Presente os requisitos legais, DEFIRO A LIMINAR para suspender a realização da audiência pública designada para o dia 14.04.2025 às 10:00hs no Salão Nobre da Secretaria de Agricultura e Abastecimento, até o julgamento final da presente ação.

A presente decisão tem efeitos de ofício e poderá ser encaminhada pelo próprio interessado ao órgão ou autoridade competente, acompanhada das cópias que se fizerem necessárias, reconhecida a autenticidade pelo próprio advogado, nos termos do art. 197 e 425, IV, CPC.

Na contestação, a Fazenda do Estado deverá indicar de modo pormenorizado se houve autorização prévia do Poder Legislativo, especificar as áreas afetadas com metragem, mapas e respectivas divisas; se a alienação será total ou parcial; como foi realizado o cálculo para fixar o preço de venda; como será a preservação de toda produção científica dos institutos afetados; qual estudo econômico realizado que ensejou a alienação e se as áreas envolvidas estão sob regime de proteção permanente.

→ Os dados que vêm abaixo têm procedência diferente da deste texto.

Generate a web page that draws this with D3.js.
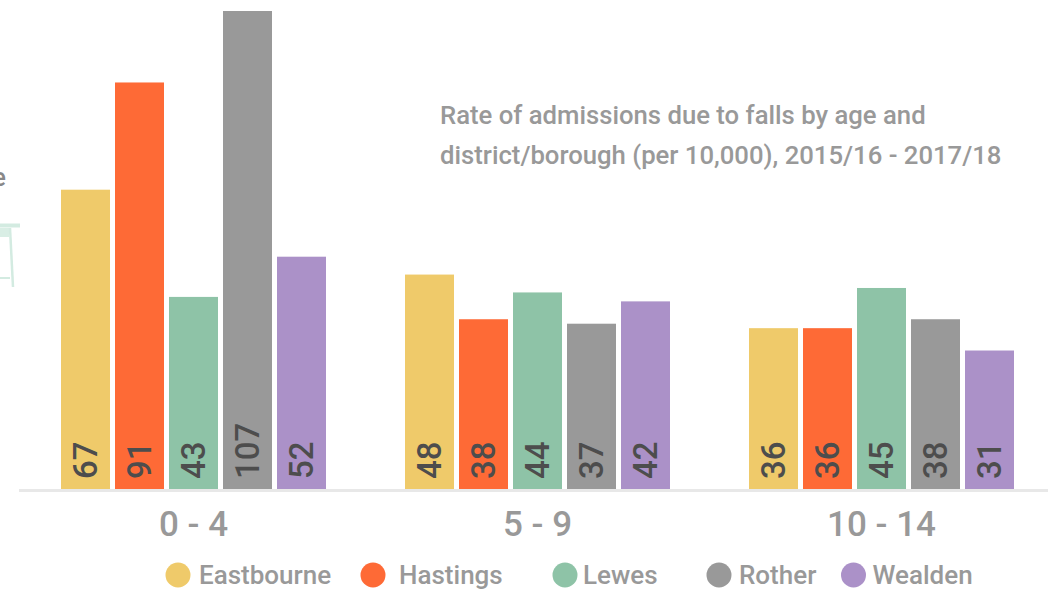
<!DOCTYPE html>
<html>
<head>
    <meta charset="utf-8">
    <title>Falls admissions by age</title>
    <script src="https://d3js.org/d3.v7.min.js"></script>
    <style>
        body {
            margin: 0;
            padding: 0;
            background: #fff;
        }
        svg {
            display: block;
            font-family: Roboto, "Noto Sans", sans-serif;
            font-weight: 500;
        }
        .value-label {
            font-size: 33px;
            fill: #4d4d4d;
        }
        .cat-label {
            font-size: 35px;
            fill: #999;
            text-anchor: middle;
        }
        .legend-label {
            font-size: 26px;
            fill: #999;
        }
        .title {
            font-size: 25.7px;
            fill: #999;
        }
    </style>
</head>
<body>
    <svg width="1048" height="592"></svg>
    <script>
        // data
        var ageGroups = ['0 - 4', '5 - 9', '10 - 14'];
        var districts = ['Eastbourne', 'Hastings', 'Lewes', 'Rother', 'Wealden'];
        var colours = ['#efca6a', '#fe6a36', '#8ec3a7', '#999999', '#ab91c8'];
        var rates0to4 = [67, 91, 43, 107, 52];
        var rates5to9 = [48, 38, 44, 37, 42];
        var rates10to14 = [36, 36, 45, 38, 31];
        var titleLines = ['Rate of admissions due to falls by age and',
                          'district/borough (per 10,000), 2015/16 - 2017/18'];

        var allRates = [rates0to4, rates5to9, rates10to14];

        var svg = d3.select('svg');
        var baseline = 489;

        var x0 = d3.scaleBand()
            .domain(ageGroups)
            .range([21.5, 1053.5])
            .paddingInner(0.2297)
            .paddingOuter(0.11485);

        var x1 = d3.scaleBand()
            .domain(districts)
            .range([0, x0.bandwidth()])
            .paddingInner(5 / 54)
            .paddingOuter(0);

        var y = d3.scaleLinear()
            .domain([0, 107])
            .range([baseline, 11]);

        var colour = d3.scaleOrdinal().domain(districts).range(colours);

        // leftover bits of a neighbouring graphic at the left edge
        svg.append('text')
            .attr('x', 6)
            .attr('y', 186)
            .style('text-anchor', 'end')
            .style('font-size', '25px')
            .style('fill', '#888')
            .text('e');
        var deco = svg.append('g').style('stroke', '#d3ebe1').style('fill', 'none');
        deco.append('rect').attr('x', 0).attr('y', 228).attr('width', 9).attr('height', 9)
            .style('fill', '#d9eee5').style('stroke', 'none');
        deco.append('line').attr('x1', 0).attr('y1', 225.5).attr('x2', 20).attr('y2', 225.5)
            .style('stroke-width', 4);
        deco.append('line').attr('x1', 10).attr('y1', 228).attr('x2', 13).attr('y2', 287)
            .style('stroke-width', 2.5);
        deco.append('line').attr('x1', 0).attr('y1', 278).attr('x2', 10).attr('y2', 278)
            .style('stroke-width', 2);

        // baseline
        svg.append('line')
            .attr('x1', 19)
            .attr('x2', 1048)
            .attr('y1', baseline + 1.5)
            .attr('y2', baseline + 1.5)
            .style('stroke', '#e8e8e8')
            .style('stroke-width', 3);

        var rows = [];
        ageGroups.forEach(function(g, i) {
            districts.forEach(function(d, j) {
                rows.push({ group: g, district: d, value: allRates[i][j] });
            });
        });

        var bars = svg.append('g').selectAll('g')
            .data(rows)
            .enter().append('g')
            .attr('transform', function(d) {
                return 'translate(' + (x0(d.group) + x1(d.district)) + ',0)';
            });

        bars.append('rect')
            .attr('x', 0)
            .attr('y', function(d) { return y(d.value); })
            .attr('width', x1.bandwidth())
            .attr('height', function(d) { return baseline - y(d.value); })
            .style('fill', function(d) { return colour(d.district); });

        bars.append('text')
            .attr('class', 'value-label')
            .attr('transform', 'translate(' + (x1.bandwidth() / 2) + ',' + (baseline - 10) + ') rotate(-90)')
            .attr('dy', '0.36em')
            .text(function(d) { return d.value; });

        // category labels
        svg.append('g').selectAll('text')
            .data(ageGroups)
            .enter().append('text')
            .attr('class', 'cat-label')
            .attr('x', function(d) { return x0(d) + x0.bandwidth() / 2; })
            .attr('y', 536)
            .text(function(d) { return d; });

        // title
        svg.append('g').selectAll('text')
            .data(titleLines)
            .enter().append('text')
            .attr('class', 'title')
            .attr('x', 440)
            .attr('y', function(d, i) { return 124 + i * 40; })
            .text(function(d) { return d; });

        // legend
        var legendX = [178, 373, 565, 719, 853.5];
        var legendGap = [21, 26, 18, 20, 19];
        var legend = svg.append('g').selectAll('g')
            .data(districts)
            .enter().append('g')
            .attr('transform', function(d, i) { return 'translate(' + legendX[i] + ',575)'; });
        legend.append('circle')
            .attr('r', 12.5)
            .style('fill', function(d) { return colour(d); });
        legend.append('text')
            .attr('class', 'legend-label')
            .attr('x', function(d, i) { return legendGap[i]; })
            .attr('dy', '0.36em')
            .text(function(d) { return d; });
    </script>
</body>
</html>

Sem prejuízo, ao Ministério Público.

Intime-se.

São Paulo, 11 de abril de 2025.

GILSA ELENA RIOS
Juíza de Direito

DOCUMENTO ASSINADO DIGITALMENTE NOS TERMOS DA LEI 11.419/2006, CONFORME IMPRESSÃO À MARGEM DIREITA

Este documento é cópia do original, assinado digitalmente por GILSA ELENA RIOS, liberado nos autos em 11/04/2025 às 13:58.